What you need to do:
Each line from the top of the listing through the one holding "(971,230) -- (971,731);" should be restated word for word, with nothing added and no pictures.

Material:
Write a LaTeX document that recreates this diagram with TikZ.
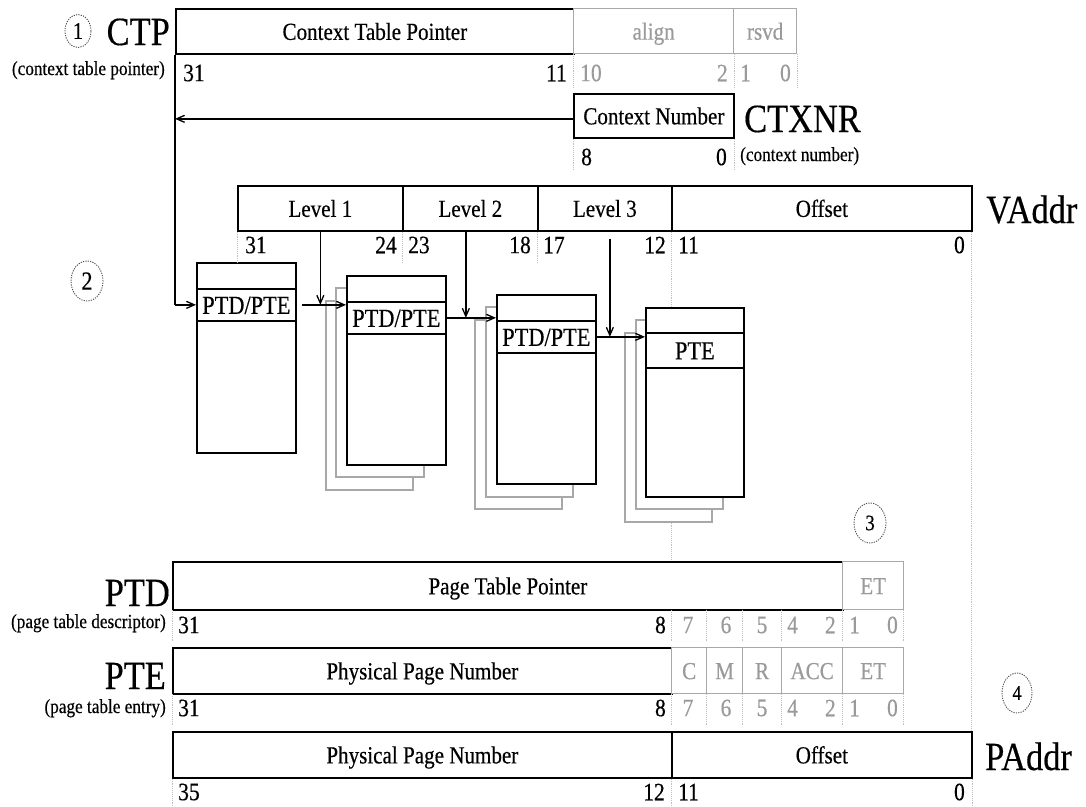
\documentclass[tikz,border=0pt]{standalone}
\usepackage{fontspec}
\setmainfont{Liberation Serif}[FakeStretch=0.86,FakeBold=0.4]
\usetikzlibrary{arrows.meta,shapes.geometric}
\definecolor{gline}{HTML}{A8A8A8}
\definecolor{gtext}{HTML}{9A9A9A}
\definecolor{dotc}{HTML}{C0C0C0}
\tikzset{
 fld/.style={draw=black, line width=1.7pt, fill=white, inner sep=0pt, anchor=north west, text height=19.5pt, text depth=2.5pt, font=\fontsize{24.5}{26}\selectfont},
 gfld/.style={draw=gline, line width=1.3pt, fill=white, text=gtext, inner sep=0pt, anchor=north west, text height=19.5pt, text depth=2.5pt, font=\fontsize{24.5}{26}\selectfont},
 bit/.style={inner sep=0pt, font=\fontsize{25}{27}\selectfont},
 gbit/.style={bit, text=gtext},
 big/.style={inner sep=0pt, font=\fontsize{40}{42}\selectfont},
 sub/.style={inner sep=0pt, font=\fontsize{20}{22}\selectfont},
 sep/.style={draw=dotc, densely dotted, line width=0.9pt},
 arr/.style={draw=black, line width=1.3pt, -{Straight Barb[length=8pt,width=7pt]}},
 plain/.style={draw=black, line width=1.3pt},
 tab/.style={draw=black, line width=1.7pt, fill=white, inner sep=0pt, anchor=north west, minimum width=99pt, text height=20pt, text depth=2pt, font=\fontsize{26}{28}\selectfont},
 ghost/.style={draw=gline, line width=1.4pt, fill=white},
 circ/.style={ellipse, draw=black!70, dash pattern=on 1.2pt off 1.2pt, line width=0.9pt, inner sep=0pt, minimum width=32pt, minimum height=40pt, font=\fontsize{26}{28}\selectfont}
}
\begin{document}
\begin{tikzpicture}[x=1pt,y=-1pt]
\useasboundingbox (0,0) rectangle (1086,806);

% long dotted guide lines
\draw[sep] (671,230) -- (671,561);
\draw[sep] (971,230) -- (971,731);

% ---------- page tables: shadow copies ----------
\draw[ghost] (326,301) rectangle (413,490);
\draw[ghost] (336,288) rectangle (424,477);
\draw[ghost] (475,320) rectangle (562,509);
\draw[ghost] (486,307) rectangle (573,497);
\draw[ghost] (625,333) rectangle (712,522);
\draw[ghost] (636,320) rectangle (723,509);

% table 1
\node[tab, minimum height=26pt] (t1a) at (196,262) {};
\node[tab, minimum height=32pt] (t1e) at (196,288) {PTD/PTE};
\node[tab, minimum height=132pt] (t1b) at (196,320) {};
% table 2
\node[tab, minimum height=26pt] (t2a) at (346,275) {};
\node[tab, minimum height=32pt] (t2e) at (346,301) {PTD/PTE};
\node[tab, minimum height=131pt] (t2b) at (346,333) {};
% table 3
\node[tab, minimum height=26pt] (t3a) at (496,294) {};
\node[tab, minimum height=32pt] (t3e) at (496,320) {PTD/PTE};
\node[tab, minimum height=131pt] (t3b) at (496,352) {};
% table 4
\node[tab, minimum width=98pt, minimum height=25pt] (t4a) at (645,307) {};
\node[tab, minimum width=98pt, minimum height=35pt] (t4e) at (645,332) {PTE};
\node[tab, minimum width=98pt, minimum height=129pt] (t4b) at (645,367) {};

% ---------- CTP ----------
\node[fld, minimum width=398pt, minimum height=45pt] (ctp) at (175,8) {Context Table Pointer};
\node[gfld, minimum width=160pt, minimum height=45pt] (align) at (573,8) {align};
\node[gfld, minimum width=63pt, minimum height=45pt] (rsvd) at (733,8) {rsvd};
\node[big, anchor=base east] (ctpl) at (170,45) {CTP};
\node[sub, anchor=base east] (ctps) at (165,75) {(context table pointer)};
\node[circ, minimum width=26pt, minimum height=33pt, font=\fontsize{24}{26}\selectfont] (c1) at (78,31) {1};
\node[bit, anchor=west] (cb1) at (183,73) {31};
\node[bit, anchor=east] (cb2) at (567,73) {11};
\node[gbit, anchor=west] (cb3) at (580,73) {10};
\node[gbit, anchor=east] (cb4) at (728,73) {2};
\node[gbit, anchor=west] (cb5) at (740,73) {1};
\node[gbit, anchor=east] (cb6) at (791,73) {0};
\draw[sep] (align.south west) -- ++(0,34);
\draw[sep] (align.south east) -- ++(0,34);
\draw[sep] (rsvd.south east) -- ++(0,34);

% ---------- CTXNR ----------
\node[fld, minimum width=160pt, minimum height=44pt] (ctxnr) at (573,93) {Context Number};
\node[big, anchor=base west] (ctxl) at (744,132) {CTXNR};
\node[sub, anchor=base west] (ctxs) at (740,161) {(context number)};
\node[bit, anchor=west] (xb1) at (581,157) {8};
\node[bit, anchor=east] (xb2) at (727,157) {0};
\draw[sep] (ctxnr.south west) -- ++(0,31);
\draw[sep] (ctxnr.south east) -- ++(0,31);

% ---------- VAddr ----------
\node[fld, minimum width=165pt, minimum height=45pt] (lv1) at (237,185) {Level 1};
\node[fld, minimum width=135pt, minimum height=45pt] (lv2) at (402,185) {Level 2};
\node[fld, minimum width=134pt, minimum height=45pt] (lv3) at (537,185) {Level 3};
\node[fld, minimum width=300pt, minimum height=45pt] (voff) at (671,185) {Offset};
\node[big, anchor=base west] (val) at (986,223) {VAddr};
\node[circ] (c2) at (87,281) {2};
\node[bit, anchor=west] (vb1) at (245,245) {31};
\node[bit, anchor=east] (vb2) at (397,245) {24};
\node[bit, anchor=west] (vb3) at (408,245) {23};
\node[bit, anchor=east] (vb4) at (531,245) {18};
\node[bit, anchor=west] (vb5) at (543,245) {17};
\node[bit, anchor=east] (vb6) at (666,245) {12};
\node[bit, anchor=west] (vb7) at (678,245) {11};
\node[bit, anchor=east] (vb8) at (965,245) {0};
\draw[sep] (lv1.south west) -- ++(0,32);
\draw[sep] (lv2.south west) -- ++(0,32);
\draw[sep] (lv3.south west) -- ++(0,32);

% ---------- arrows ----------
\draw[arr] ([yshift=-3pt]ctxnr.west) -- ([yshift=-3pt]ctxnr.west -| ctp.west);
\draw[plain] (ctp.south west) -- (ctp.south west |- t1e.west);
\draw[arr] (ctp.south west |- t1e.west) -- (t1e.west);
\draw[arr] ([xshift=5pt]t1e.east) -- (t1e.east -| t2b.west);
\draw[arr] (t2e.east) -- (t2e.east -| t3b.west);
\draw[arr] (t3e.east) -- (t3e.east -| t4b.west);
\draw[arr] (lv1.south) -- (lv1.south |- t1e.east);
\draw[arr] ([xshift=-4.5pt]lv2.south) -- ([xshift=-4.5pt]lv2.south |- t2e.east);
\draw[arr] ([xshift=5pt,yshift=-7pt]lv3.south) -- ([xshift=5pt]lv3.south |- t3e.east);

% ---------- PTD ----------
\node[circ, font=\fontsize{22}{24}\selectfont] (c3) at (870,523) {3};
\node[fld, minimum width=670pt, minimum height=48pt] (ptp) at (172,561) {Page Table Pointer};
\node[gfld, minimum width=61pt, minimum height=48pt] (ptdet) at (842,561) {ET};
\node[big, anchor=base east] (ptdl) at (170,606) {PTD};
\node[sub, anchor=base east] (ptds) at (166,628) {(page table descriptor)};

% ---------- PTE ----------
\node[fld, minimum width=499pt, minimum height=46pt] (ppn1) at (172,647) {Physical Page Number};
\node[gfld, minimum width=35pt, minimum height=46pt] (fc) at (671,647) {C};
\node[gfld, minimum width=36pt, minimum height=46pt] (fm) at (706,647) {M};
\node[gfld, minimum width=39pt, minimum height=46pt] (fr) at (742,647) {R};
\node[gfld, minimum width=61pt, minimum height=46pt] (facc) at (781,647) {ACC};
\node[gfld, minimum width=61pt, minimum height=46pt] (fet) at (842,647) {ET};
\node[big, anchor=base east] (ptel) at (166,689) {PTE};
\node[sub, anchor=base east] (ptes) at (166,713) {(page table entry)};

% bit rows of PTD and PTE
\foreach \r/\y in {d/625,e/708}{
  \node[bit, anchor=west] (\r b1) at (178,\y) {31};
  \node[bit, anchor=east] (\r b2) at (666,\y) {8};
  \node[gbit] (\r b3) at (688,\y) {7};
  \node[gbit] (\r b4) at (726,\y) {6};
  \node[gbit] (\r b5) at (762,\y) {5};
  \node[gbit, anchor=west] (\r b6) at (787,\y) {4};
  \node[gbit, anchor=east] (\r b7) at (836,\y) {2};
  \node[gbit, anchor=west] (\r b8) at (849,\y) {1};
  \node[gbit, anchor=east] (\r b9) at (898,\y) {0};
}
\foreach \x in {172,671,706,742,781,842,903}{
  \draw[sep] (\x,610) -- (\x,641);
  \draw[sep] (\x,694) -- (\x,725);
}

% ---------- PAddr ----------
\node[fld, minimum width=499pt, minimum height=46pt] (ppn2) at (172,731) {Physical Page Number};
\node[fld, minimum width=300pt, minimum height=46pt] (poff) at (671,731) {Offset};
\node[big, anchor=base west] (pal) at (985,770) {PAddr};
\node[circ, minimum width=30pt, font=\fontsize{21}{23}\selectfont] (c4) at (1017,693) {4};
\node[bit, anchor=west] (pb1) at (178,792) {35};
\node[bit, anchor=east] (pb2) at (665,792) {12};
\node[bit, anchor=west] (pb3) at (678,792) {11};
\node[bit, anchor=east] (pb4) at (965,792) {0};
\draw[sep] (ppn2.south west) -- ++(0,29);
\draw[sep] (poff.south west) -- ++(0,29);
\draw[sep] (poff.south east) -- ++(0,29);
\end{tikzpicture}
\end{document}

Exercise result:
Write a LaTeX document that recreates this diagram with TikZ.
\documentclass[tikz,border=0pt]{standalone}
\usepackage{fontspec}
\setmainfont{Liberation Serif}[FakeStretch=0.86,FakeBold=0.4]
\usetikzlibrary{arrows.meta,shapes.geometric}
\definecolor{gline}{HTML}{A8A8A8}
\definecolor{gtext}{HTML}{9A9A9A}
\definecolor{dotc}{HTML}{C0C0C0}
\tikzset{
 fld/.style={draw=black, line width=1.7pt, fill=white, inner sep=0pt, anchor=north west, text height=19.5pt, text depth=2.5pt, font=\fontsize{24.5}{26}\selectfont},
 gfld/.style={draw=gline, line width=1.3pt, fill=white, text=gtext, inner sep=0pt, anchor=north west, text height=19.5pt, text depth=2.5pt, font=\fontsize{24.5}{26}\selectfont},
 bit/.style={inner sep=0pt, font=\fontsize{25}{27}\selectfont},
 gbit/.style={bit, text=gtext},
 big/.style={inner sep=0pt, font=\fontsize{40}{42}\selectfont},
 sub/.style={inner sep=0pt, font=\fontsize{20}{22}\selectfont},
 sep/.style={draw=dotc, densely dotted, line width=0.9pt},
 arr/.style={draw=black, line width=1.3pt, -{Straight Barb[length=8pt,width=7pt]}},
 plain/.style={draw=black, line width=1.3pt},
 tab/.style={draw=black, line width=1.7pt, fill=white, inner sep=0pt, anchor=north west, minimum width=99pt, text height=20pt, text depth=2pt, font=\fontsize{26}{28}\selectfont},
 ghost/.style={draw=gline, line width=1.4pt, fill=white},
 circ/.style={ellipse, draw=black!70, dash pattern=on 1.2pt off 1.2pt, line width=0.9pt, inner sep=0pt, minimum width=32pt, minimum height=40pt, font=\fontsize{26}{28}\selectfont}
}
\begin{document}
\begin{tikzpicture}[x=1pt,y=-1pt]
\useasboundingbox (0,0) rectangle (1086,806);

% long dotted guide lines
\draw[sep] (671,230) -- (671,561);
\draw[sep] (971,230) -- (971,731);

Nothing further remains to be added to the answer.